Effect of initial stocking size of the predatory African sharptooth catfish (Clarias gariepinus) on recruits, growth performance, survival and yield of mixed-sex Nile tilapia (Oreochromis niloticus) in concrete tank culture system


1 Department of Aquatic Sciences and Fisheries, University of Dar es Salaam, P. O. Box 35064, Dar es Salaam, Tanzania

2 Tanzania Fisheries Research Institute, Headquarters, P. O. Box 9750, Dar es Salaam, Tanzania

3 Department of Animal Science and Production, Sokoine University of Agriculture, P. O. Box 3004, Morogoro, Tanzania

4 Tanzania Fisheries Research Institute, Kigoma Centre, P. O. Box 90, Kigoma, Tanzania


Prolific breeding and production of high percentage of recruits are main problems in mixed-sex Nile tilapia (Oreochromis niloticus) culture in earthen ponds.

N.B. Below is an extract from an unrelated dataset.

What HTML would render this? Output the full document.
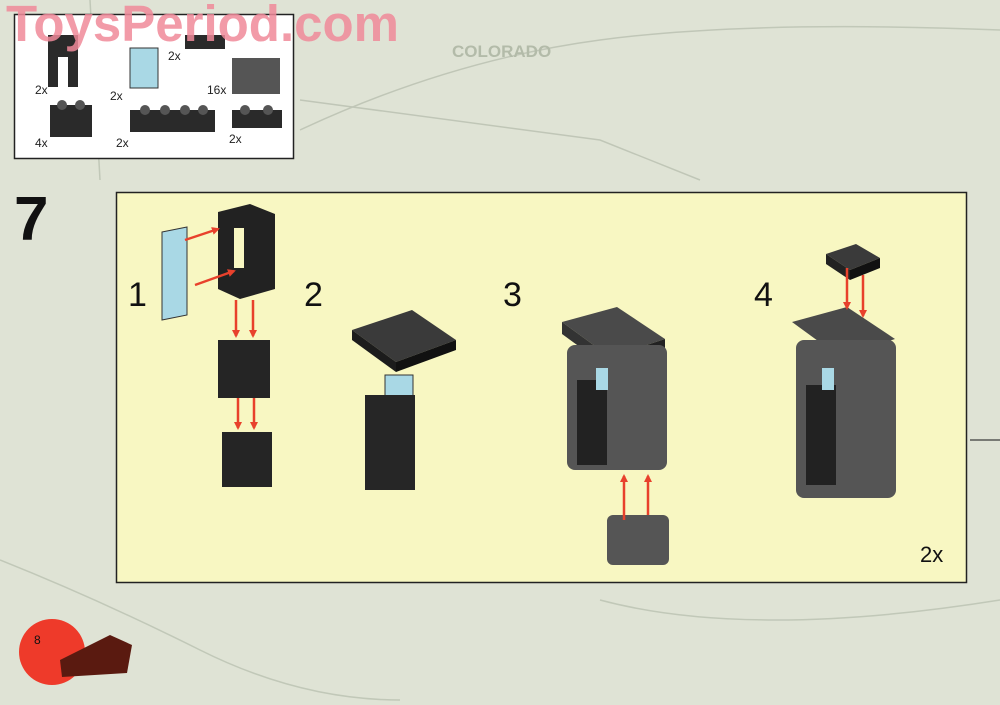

The current study assessed the efficiency of different sizes of African sharptooth catfish (Clarias gariepinus) in controlling recruitment in mixed-sex Nile tilapia cultured in tanks and its effect on growth performance, percentage survival and yield. Three treatments consisting of triplicate ponds stocked with mixed-sex Nile tilapia in monoculture and in polyculture with large (62.50 ± 3.26 g) and small (40.00 ± 2.68 g) African sharptooth catfish were fed on a 297.50 g kg−1 crude protein diet for 126 days. Results showed that, the number of recruits was significantly lower in larger African sharptooth catfish predator than smaller ones and monoculture of Nile tilapia. Polyculture with larger African sharptooth catfish resulted in significantly higher growth performance of Nile tilapia. Large African sharptooth catfish in polyculture reduced the amount of small, low-value recruits, while the yield of large and high value Nile tilapia was increased. This study revealed that fish farmers can reduce prolific breeding, obtain higher growth performance and produce larger size of marketable Nile tilapia by predominantly stocking ponds with large African sharptooth catfish predator of at least 60 g.